3 Fonteinen is one of the classic Geuze blenders of Belgium. Their Geuzes and Lambics are highly sought after by sour beer fans the world over, obtaining cult status and fetching high prices on the gray market. Since 1953, the Debelder family has owned “De Drie Fonteinen” in Beersel, a small inn and Geuze blending operation. Gaston Debelder had been looking for a way to earn a living when he left his small family farm to his brother. Once he learned how to blend Geuze, his beers quickly became very popular with his guests.

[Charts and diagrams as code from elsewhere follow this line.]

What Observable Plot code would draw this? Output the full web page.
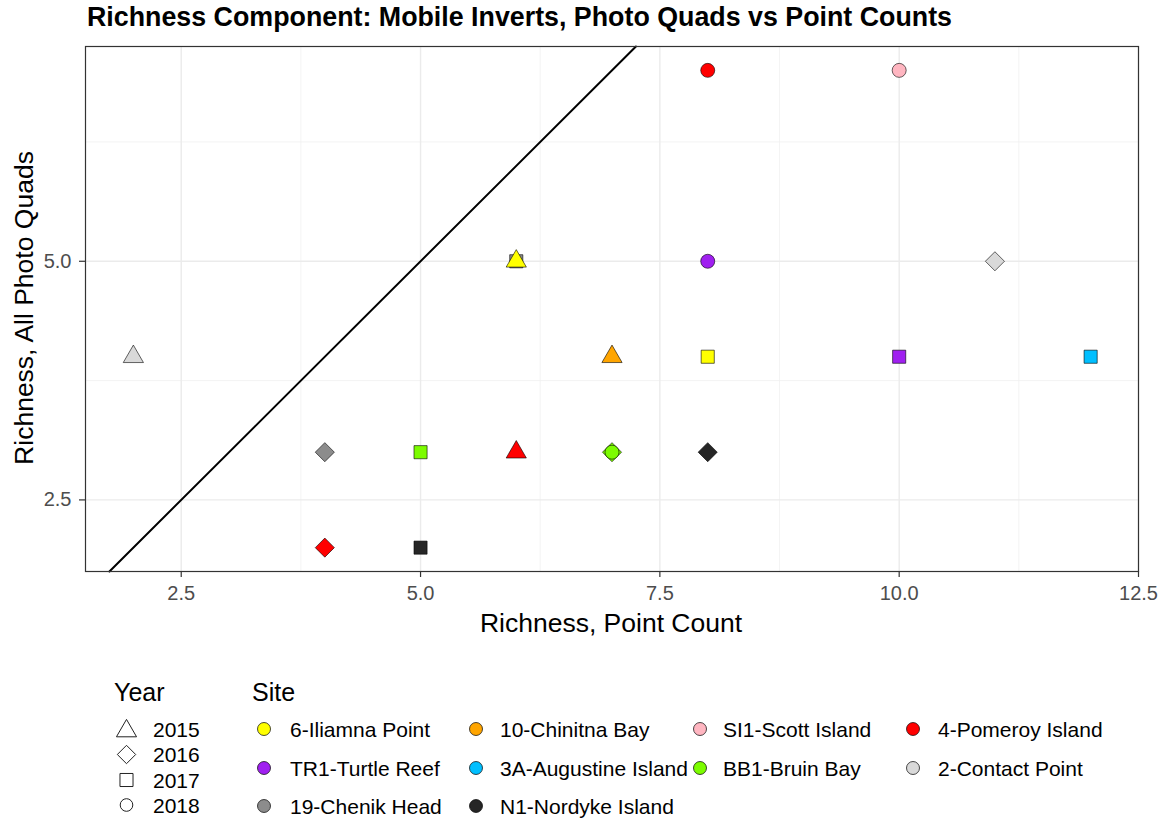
<!DOCTYPE html>
<html><head><meta charset="utf-8">
<script src="https://cdn.jsdelivr.net/npm/d3@7"></script>
<script src="https://cdn.jsdelivr.net/npm/@observablehq/plot@0.6"></script>
<style>
body{margin:0;background:#fff;}
#wrap{position:relative;width:1165px;height:821px;font-family:"Liberation Sans",Arial,sans-serif;}
#wrap svg{position:absolute;left:0;top:0;}
</style></head><body><div id="wrap"></div>
<script>
// ---- data ----
const sites = ["6-Iliamna Point","10-Chinitna Bay","SI1-Scott Island","4-Pomeroy Island",
               "TR1-Turtle Reef","3A-Augustine Island","BB1-Bruin Bay","2-Contact Point",
               "19-Chenik Head","N1-Nordyke Island"];
const siteColors = ["#FFFF00","#FFA500","#FFB6C1","#FF0000","#A020F0","#00BFFF","#7CFC00","#D9D9D9","#8C8C8C","#262626"];
const years = [2015,2016,2017,2018];
const yearSymbols = ["triangle","diamond2","square","circle"];
const xTicks = [2.5,5,7.5,10,12.5];
const yTicks = [2.5,5];
const xMinor = [3.75,6.25,8.75,11.25];
const yMinor = [3.75,6.25];
const xDomain = [1.5,12.5];
const yDomain = [1.75,7.25];

const pointSite = ["2-Contact Point","19-Chenik Head","4-Pomeroy Island","BB1-Bruin Bay","N1-Nordyke Island",
  "19-Chenik Head","6-Iliamna Point","4-Pomeroy Island","10-Chinitna Bay","BB1-Bruin Bay","BB1-Bruin Bay",
  "4-Pomeroy Island","TR1-Turtle Reef","6-Iliamna Point","N1-Nordyke Island","SI1-Scott Island",
  "TR1-Turtle Reef","2-Contact Point","3A-Augustine Island"];
const pointYear = [2015,2016,2016,2017,2017,2017,2015,2015,2015,2016,2018,2018,2018,2017,2016,2018,2017,2016,2017];
const pointCount = [2,4,4,5,5,6,6,6,7,7,7,8,8,8,8,10,10,11,12];
const photoQuads = [4,3,2,3,2,5,5,3,4,3,3,7,5,4,3,7,4,5,4];

// ---- build ----
const data = pointSite.map((s,i)=>({site:s, year:pointYear[i], x:pointCount[i], y:photoQuads[i]}));
const drawOrder = [2017,2015,2016,2018];
const symbolR = {2015:7.5, 2016:8.6, 2017:7.4, 2018:7};
const lo = Math.max(xDomain[0], yDomain[0]), hi = Math.min(xDomain[1], yDomain[1]);
const identity = [lo, hi];

const FONT = '"Liberation Sans",Arial,sans-serif';
const wrap = document.getElementById("wrap");

const dotMarks = drawOrder.map(yr => Plot.dot(data.filter(d=>d.year===yr), {
  x:"x", y:"y", fill:"site", symbol:"year", r:symbolR[yr], stroke:"black", strokeWidth:0.6
}));

const chart = Plot.plot({
  width:1165, height:650,
  marginTop:46, marginBottom:79, marginLeft:85, marginRight:27,
  style:{fontFamily:FONT, background:"transparent", overflow:"visible"},
  x:{domain:xDomain}, y:{domain:yDomain},
  color:{domain:sites, range:siteColors},
  symbol:{domain:years, range:yearSymbols},
  marks:[
    Plot.ruleX(xMinor,{stroke:"#f0f0f0", strokeWidth:0.8}),
    Plot.ruleY(yMinor,{stroke:"#f0f0f0", strokeWidth:0.8}),
    Plot.ruleX(xTicks,{stroke:"#ebebeb", strokeWidth:1.4}),
    Plot.ruleY(yTicks,{stroke:"#ebebeb", strokeWidth:1.4}),
    Plot.line(identity,{x:d=>d, y:d=>d, stroke:"black", strokeWidth:2}),
    ...dotMarks,
    Plot.frame({stroke:"#333", strokeWidth:1.2}),
    Plot.axisX(xTicks,{tickFormat:d3.format(".1f"), tickSize:6, tickPadding:8, fontSize:20, fill:"#4d4d4d", stroke:"#333", strokeWidth:1.2, label:null}),
    Plot.axisY(yTicks,{tickFormat:d3.format(".1f"), tickSize:6, tickPadding:8, fontSize:20, fill:"#4d4d4d", stroke:"#333", strokeWidth:1.2, label:null})
  ]
});
wrap.appendChild(chart);

// ---- overlay: titles and legends ----
const svg = d3.select(wrap).append("svg").attr("width",1165).attr("height",821)
  .style("font-family",FONT).style("pointer-events","none");

svg.append("text").attr("x",87).attr("y",26).attr("font-size",26.8).attr("font-weight","bold")
  .attr("fill","black").text("Richness Component: Mobile Inverts, Photo Quads vs Point Counts");
svg.append("text").attr("x",611).attr("y",632).attr("text-anchor","middle").attr("font-size",26.5)
  .attr("fill","black").text("Richness, Point Count");
svg.append("text").attr("transform","translate(32.5,308) rotate(-90)").attr("text-anchor","middle")
  .attr("font-size",26.5).attr("fill","black").text("Richness, All Photo Quads");

// Year legend
svg.append("text").attr("x",114).attr("y",701).attr("font-size",25).attr("fill","black").text("Year");
const symTypes = {triangle:d3.symbolTriangle, diamond2:d3.symbolDiamond2, square:d3.symbolSquare, circle:d3.symbolCircle};
const legSizes = {triangle:175, diamond2:215, square:170, circle:125};
const yearRowY = [729.5, 754.5, 780, 805];
years.forEach((yr,i)=>{
  const t = yearSymbols[i];
  svg.append("path").attr("d", d3.symbol().type(symTypes[t]).size(legSizes[t])())
    .attr("transform",`translate(126.5,${yearRowY[i] + (t==="triangle"?1.5:0)})`)
    .attr("fill","white").attr("stroke","#222").attr("stroke-width",1);
  svg.append("text").attr("x",153).attr("y",yearRowY[i]+7.5).attr("font-size",21).attr("fill","black").text(yr);
});

// Site legend
svg.append("text").attr("x",252).attr("y",701).attr("font-size",25).attr("fill","black").text("Site");
const colCircleX = [264, 476, 700, 913];
const colTextX = [290, 500, 723, 938];
const siteRowY = [729, 768, 806];
sites.forEach((s,i)=>{
  const r = Math.floor(i/4), c = i%4;
  svg.append("circle").attr("cx",colCircleX[c]).attr("cy",siteRowY[r]).attr("r",6.5)
    .attr("fill",siteColors[i]).attr("stroke","black").attr("stroke-width",0.7);
  svg.append("text").attr("x",colTextX[c]).attr("y",siteRowY[r]+7.5).attr("font-size",21).attr("fill","black").text(s);
});
</script>
</body></html>
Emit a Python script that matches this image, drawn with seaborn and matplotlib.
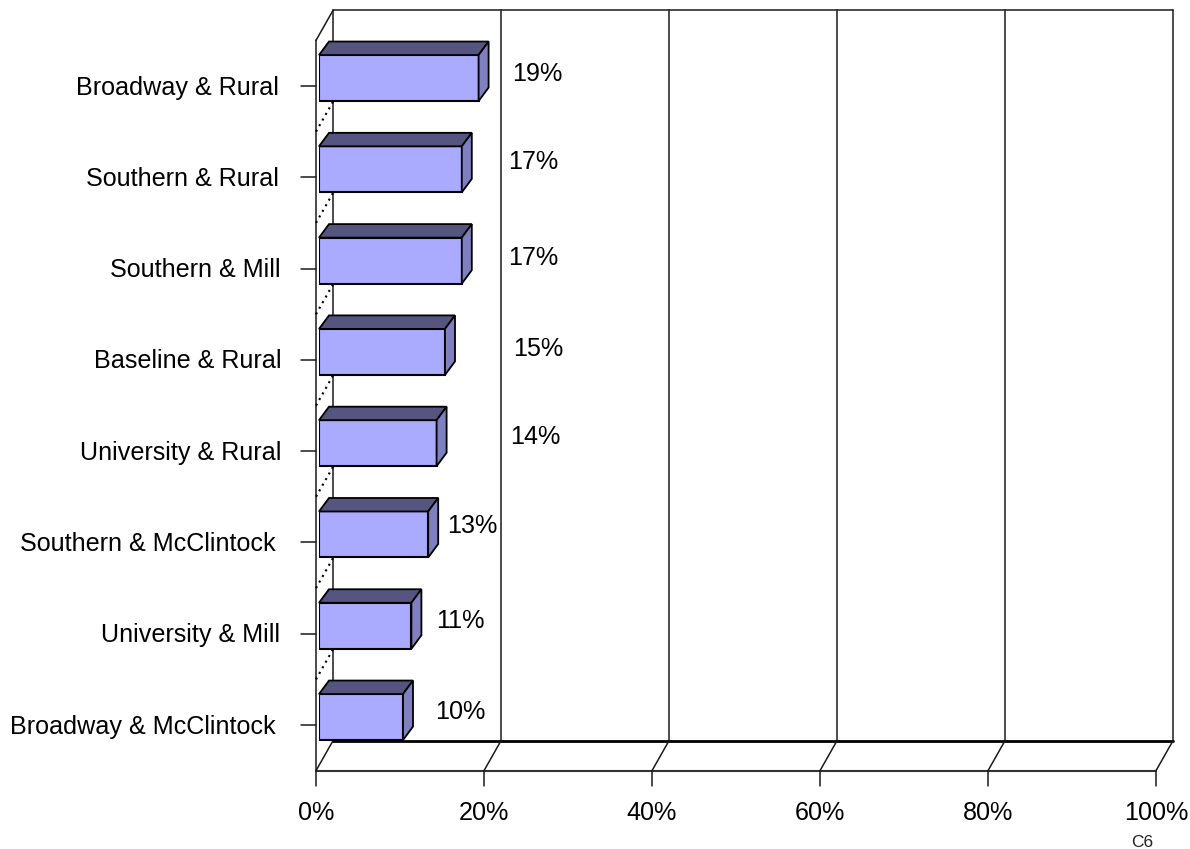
import matplotlib
matplotlib.use('Agg')
import matplotlib.pyplot as plt
from matplotlib.patches import Polygon
from matplotlib.transforms import ScaledTranslation
import seaborn as sns

# values
intersections = ['Broadway & Rural', 'Southern & Rural', 'Southern & Mill', 'Baseline & Rural',
                 'University & Rural', 'Southern & McClintock', 'University & Mill', 'Broadway & McClintock']
shares = [19, 17, 17, 15, 14, 13, 11, 10]
x_ticks = [0, 20, 40, 60, 80, 100]

W, H = 1190, 849
sns.set_style('white')
plt.rcParams['font.family'] = ['Liberation Sans', 'DejaVu Sans']

fig = plt.figure(figsize=(W / 100, H / 100), dpi=100)
ax = fig.add_axes([319 / W, 1 - 762.7 / H, 840 / W, 730.3 / H])

sns.barplot(x=shares, y=intersections, orient='h', color='#AAAAFF', saturation=1, width=0.504,
            edgecolor='black', linewidth=1.5, zorder=4, ax=ax)
ax.set_xlim(0, 100)
ax.set_ylim(7.5, -0.5)
ax.axis('off')


def shifted(dx, dy):
    # axes data moved by some pixels, y goes up
    return ax.transData + ScaledTranslation(dx / 100, dy / 100, fig.dpi_scale_trans)


def pixel_line(xs, ys, **kw):
    style = dict(color='#1a1a1a', lw=1.1, zorder=2)
    style.update(kw)
    ax.add_line(plt.Line2D(xs, ys, transform=None, clip_on=False, **style))


front = shifted(-3, -8)
back = shifted(14, 22)
line = dict(color='#1a1a1a', lw=1.1, clip_on=False, zorder=2)

# back wall and its gridlines
for t in x_ticks:
    ax.plot([t, t], [7.5, -0.5], transform=back, **line)
ax.plot([0, 100], [-0.5, -0.5], transform=back, **line)
ax.plot([0, 100], [7.5, 7.5], transform=back, color='black', lw=2, clip_on=False, zorder=2)

# front edges of the box
ax.plot([0, 0], [-0.5, 7.5], transform=front, **line)
ax.plot([0, 100], [7.5, 7.5], transform=front, color='#333333', lw=1.5, clip_on=False, zorder=2)

# diagonals joining both planes
corner_x, corner_y = ax.transData.transform((0, -0.5))
pixel_line([corner_x - 3, corner_x + 14], [corner_y - 8, corner_y + 22])
for t in x_ticks:
    px, py = ax.transData.transform((t, 7.5))
    pixel_line([px - 3, px + 14], [py - 8, py + 22])
    pixel_line([px - 3, px - 3], [py - 8, py - 23])
    ax.annotate(f'{t}%', (t, 8.0), xycoords=front, xytext=(0, 3), textcoords='offset pixels',
                ha='center', va='center', fontsize=18.1, color='black', annotation_clip=False)

# dotted category separators on the side wall
for k in range(1, 8):
    px, py = ax.transData.transform((0, k - 0.5))
    pixel_line([px - 3, px + 14], [py - 8, py + 22], color='black', lw=1.5, ls=(0, (1, 2.1)))

# category ticks and labels, the right edge wobbles a bit in the original
label_right = [279, 279, 280, 281, 281, 276, 280, 276]
for k, name in enumerate(intersections):
    px, py = ax.transData.transform((0, k))
    pixel_line([px - 18, px - 3], [py - 8, py - 8])
    ax.annotate(name, (0, k), xycoords=front, xytext=(label_right[k] - 316, -1.5),
                textcoords='offset pixels', ha='right', va='center', fontsize=18.1, color='black',
                annotation_clip=False)

# 3d top and side of each bar
depth_x, depth_y = 10, 13.5
for bar in list(ax.patches):
    x0, y0 = ax.transData.transform((bar.get_x(), bar.get_y()))
    x1, y1 = ax.transData.transform((bar.get_x() + bar.get_width(), bar.get_y() + bar.get_height()))
    top = [(x0, y0), (x1, y0), (x1 + depth_x, y0 + depth_y), (x0 + depth_x, y0 + depth_y)]
    side = [(x1, y0), (x1 + depth_x, y0 + depth_y), (x1 + depth_x, y1 + depth_y), (x1, y1)]
    ax.add_patch(Polygon(top, closed=True, transform=None, facecolor='#555580', clip_on=False,
                         edgecolor='black', lw=1.3, zorder=4))
    ax.add_patch(Polygon(side, closed=True, transform=None, facecolor='#8080C0', clip_on=False,
                         edgecolor='black', lw=1.3, zorder=4))

# value labels, placed by hand in the original
label_dx = [59, 71, 71, 93, 99, 44, 49, 57]
label_dy = [4, 7, 3, 3, 6, 8, 5, 5]
for k, v in enumerate(shares):
    ax.annotate(f'{v}%', (v, k), xytext=(label_dx[k], label_dy[k]), textcoords='offset pixels',
                ha='center', va='center', fontsize=18.1, color='black', zorder=5)

fig.text(1142 / W, 1 - 847 / H, 'C6', ha='center', va='baseline', fontsize=12.5, color='#222222')

fig.savefig('out.png', dpi=100)
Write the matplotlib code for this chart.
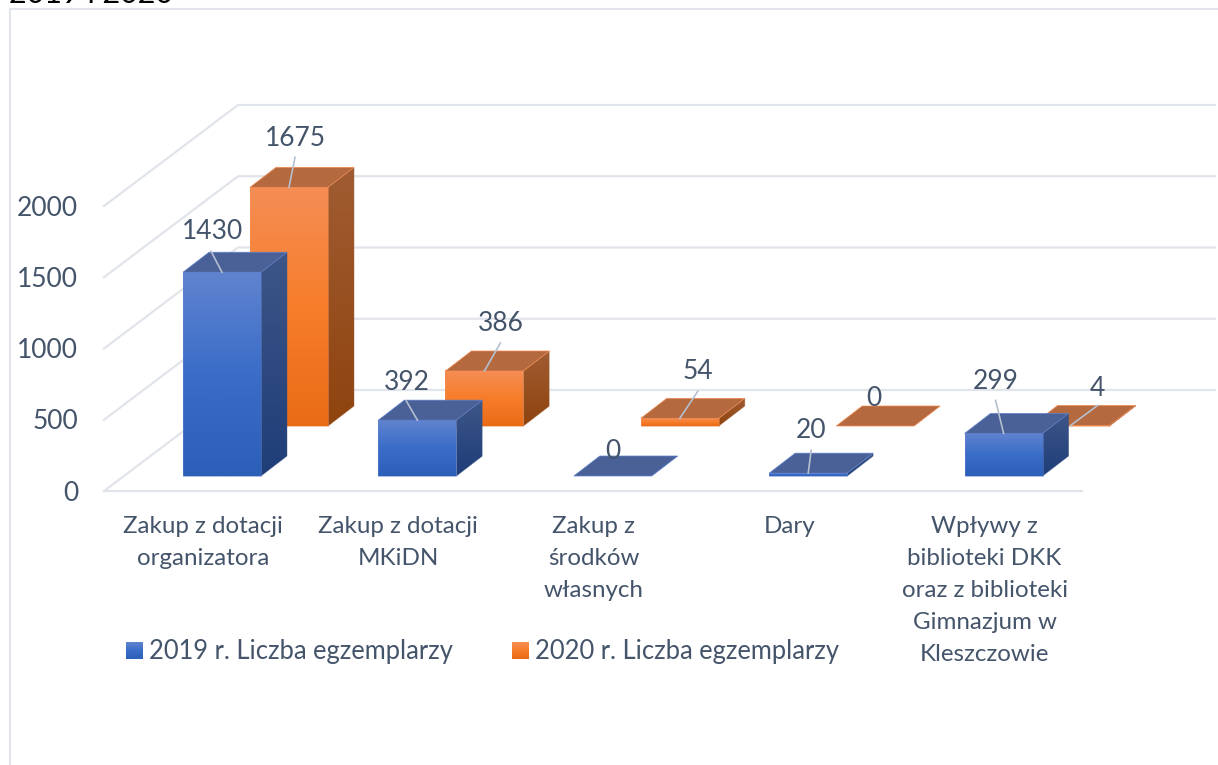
import numpy as np
import matplotlib
matplotlib.use('Agg')
import matplotlib.pyplot as plt
from matplotlib.patches import Polygon, Rectangle
from matplotlib.colors import to_rgb

plt.rcParams['font.family'] = ['Lato', 'DejaVu Sans']

# Data
categories = [
    "Zakup z dotacji\norganizatora",
    "Zakup z dotacji\nMKiDN",
    "Zakup z\nśrodków\nwłasnych",
    "Dary",
    "Wpływy z\nbiblioteki DKK\noraz z biblioteki\nGimnazjum w\nKleszczowie",
]
values_2019 = [1430, 392, 0, 20, 299]
values_2020 = [1675, 386, 54, 0, 4]
series_names = ["2019 r. Liczba egzemplarzy", "2020 r. Liczba egzemplarzy"]
y_ticks = [0, 500, 1000, 1500, 2000]

# Oblique layout, in pixels of the picture
FLOOR_X, FLOOR_Y = 104, 491
FLOOR_RIGHT = 1082
WALL_DX, WALL_DY = 134, -101
PX_PER_UNIT = 0.1425
CAT_STEP = 195.4
BAR_W = 78
DEPTH_DX, DEPTH_DY = 26, -20

TEXT = '#44546a'
GRID = '#e1e4ea'
LEADER = '#b4c0d0'

# (front x of first bar, base y, face gradient, side gradient, top colour)
style_2019 = (183, 476, ['#6083cf', '#3a6dc8', '#2c5fb8'], ['#3d5688', '#1f3d78'], '#4a6198')
style_2020 = (250, 426, ['#f48d54', '#f77d2a', '#e96b16'], ['#a05c32', '#8f440f'], '#b5693f')

# label offset and leader end, relative to middle of the bar's front top edge
label_off_2019 = [(-9, -41), (-11, -38), (0, -25), (3, -43), (-8, -52)]
leader_off_2019 = [(-11, -21), (-11, -19), None, (3, -23), (-8, -33)]
label_off_2020 = [(6, -49), (16, -47), (18, -47), (-1, -28), (27, -37)]
leader_off_2020 = [(6, -30), (16, -28), (18, -27), None, (27, -20)]

fig = plt.figure(figsize=(12.18, 7.65), dpi=100)
ax = fig.add_axes([0, 0, 1, 1])

bar_z = 3.0


def gradient(colors, n=64):
    rgb = np.array([to_rgb(c) for c in colors])
    pos = np.linspace(0, 1, len(colors))
    t = np.linspace(0, 1, n)
    return np.stack([np.interp(t, pos, rgb[:, k]) for k in range(3)], axis=1)[:, None, :]


def draw_bar(x, base, value, style, z):
    _, _, face, side, top = style
    h = value * PX_PER_UNIT
    y = base - h
    top_pts = [(x, y), (x + DEPTH_DX, y + DEPTH_DY), (x + BAR_W + DEPTH_DX, y + DEPTH_DY), (x + BAR_W, y)]
    if h > 0:
        # side face
        side_pts = [(x + BAR_W, y), (x + BAR_W + DEPTH_DX, y + DEPTH_DY),
                    (x + BAR_W + DEPTH_DX, base + DEPTH_DY), (x + BAR_W, base)]
        im = ax.imshow(gradient(side), extent=(x + BAR_W, x + BAR_W + DEPTH_DX, base, y + DEPTH_DY),
                       aspect='auto', zorder=z, interpolation='bilinear')
        p = Polygon(side_pts, closed=True, fc='none', ec=side[0], lw=0.5, alpha=0.6, zorder=z + 0.01)
        ax.add_patch(p)
        im.set_clip_path(p)
        # front face
        ax.imshow(gradient(face), extent=(x, x + BAR_W, base, y), aspect='auto', zorder=z + 0.02,
                  interpolation='bilinear')
        ax.add_patch(Rectangle((x, y), BAR_W, h, fc='none', ec=face[0], lw=0.6, alpha=0.6, zorder=z + 0.03))
    ax.add_patch(Polygon(top_pts, closed=True, fc=top, ec=face[0], lw=0.5, zorder=z + 0.04))


# Frame around the chart area
ax.plot([10, 10, 1218], [765, 9, 9], color=GRID, lw=1.5, zorder=1)

# Wall and side gridlines
for t in y_ticks:
    y = FLOOR_Y - t * PX_PER_UNIT
    ax.plot([FLOOR_X, FLOOR_X + WALL_DX, FLOOR_RIGHT + WALL_DX - 1], [y, y + WALL_DY, y + WALL_DY],
            color=GRID, lw=1.6, zorder=1)
    ax.text(78, y + 2, str(t), ha='right', va='center', fontsize=19, color=TEXT)
ax.plot([FLOOR_X, FLOOR_RIGHT], [FLOOR_Y, FLOOR_Y], color=GRID, lw=1.6, zorder=1)

# Bars, back row first
for values, style in [(values_2020, style_2020), (values_2019, style_2019)]:
    for i, v in enumerate(values):
        draw_bar(style[0] + i * CAT_STEP, style[1], v, style, bar_z)
        bar_z += 0.1

# Data labels and leader lines
for values, style, label_off, leader_off in [
    (values_2019, style_2019, label_off_2019, leader_off_2019),
    (values_2020, style_2020, label_off_2020, leader_off_2020),
]:
    for i, v in enumerate(values):
        ax_x = style[0] + i * CAT_STEP + BAR_W / 2
        ax_y = style[1] - v * PX_PER_UNIT
        if leader_off[i] is not None:
            ax.plot([ax_x, ax_x + leader_off[i][0]], [ax_y, ax_y + leader_off[i][1]],
                    color=LEADER, lw=1.2, zorder=10)
        ax.text(ax_x + label_off[i][0], ax_y + label_off[i][1], str(v), ha='center', va='center',
                fontsize=19, color=TEXT, zorder=11)

# Category labels
for i, label in enumerate(categories):
    ax.text(203 + i * CAT_STEP, 516, label, ha='center', va='top', fontsize=17.4, color=TEXT,
            linespacing=1.65)

# Legend
for name, style, sq_x in zip(series_names, (style_2019, style_2020), (126, 512)):
    ax.imshow(gradient(style[2]), extent=(sq_x, sq_x + 17, 659, 642), aspect='auto', zorder=3)
    ax.text(sq_x + 23, 651, name, ha='left', va='center', fontsize=18.4, color=TEXT)

# Title, cut off by the top of the picture
ax.text(9, 3, "2019 i 2020", ha='left', va='baseline', fontsize=22, color='black', clip_on=False)

ax.set_xlim(0, 1218)
ax.set_ylim(765, 0)
ax.axis('off')

fig.savefig('out.png', dpi=100)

The Debelders grew and renovated their business until they decided it was time to pass it on to their sons in 1982, Armand and Guido, although Gaston still stopped by from time to time to provide advice. Armand, who had studied cooking, quickly showed his talent and interest in blending while his brother took over the inn. By 1990, the brothers were considering giving up the blending because the popularity of Geuze and Lambic were at their lowest point. Fortunately, they decided to stay in the business, for which we’re all grateful!
As a blender, Armand buys wort from other brewers that has been inoculated in their coolships. He buys from Boon, Lindemans, and Girardin. In addition to this, starting in 1999, 3 Fonteinen is brewing small quantities of their own beer to add to the mix. It was this beer that helped save the business from disaster when a hot air blower with a faulty thermostat didn’t shut off in May 2009.
Armand entered his cellar to discover over 5,000 bottles had burst/broke and another 80,000 were rendered undrinkable. To add insult to injury, the lease on his brewing equipment came up and due to the disaster he wasn’t able to renew it so it was sold out from under him. Fortunately, there was enough beer left that he’d brew to bottle some 17,000 bottles of estate Geuze which he could sell to raise funds. Additionally, he turned lemons into lemonade. Or more accurately, he decided to distill the 80,000 bad bottles and turned them into Armands Spirit.
3 Fonteinen Oude Kriek is made by adding cherries, pits and all, into young Lambic and allowing it to ferment in the barrel for another 6-8 months. It’s then bottled where it bottle conditions for 4 more months before being released to the market.
Appearance: Murky plum red, pink head, ok retention.
Aroma: Cherry, vanilla, almonds, lemon, funky notes, citrus peel, currants, fruity, citrus.
Taste: Cherry, lemon zest, ruby grapefruit juice, almonds, vanilla.
Overall Impression: The cherry pit aromas are quite strong compared to some other krieks which adds a very intriguing depth to 3 Fonteinen’s version. While it is obviously a nicely tart beer, it still has a great level of balance for the style. This is a very fruit forward Lambic with only hints of its funkier side. It possesses a great deal of depth and flavor. Truly a classic Oude Kriek
Availability: Highly limited, imported by Shelton Brothers.
Note: This beer was sent to me by my friend and Belgian Beer Blogger, Belgian Beer Geek.
I really enjoyed the history of 3 Fonteinen brewery. All of it was new to me. Thanks for another informative review.
Thanks! I think background information is probably just as important if not more important than the tasting notes. The “why”and “who” are a huge part of why people drink craft beer.
When it comes to Oude Kriek and Oude Geuze, those of 3Fonteinen are one of my favorite ones. And he actually is brewing again. I think they started brewing again as from end of 2013 so they’ll be using their own wort again for a part.
That’s why I usually like to drink the “house” or mainline beers from breweries. That way I can find out what they’re like on a day to day drinking basis before venturing into their “special” beers. And 3 Fonteinen is certainly outstanding on their basics!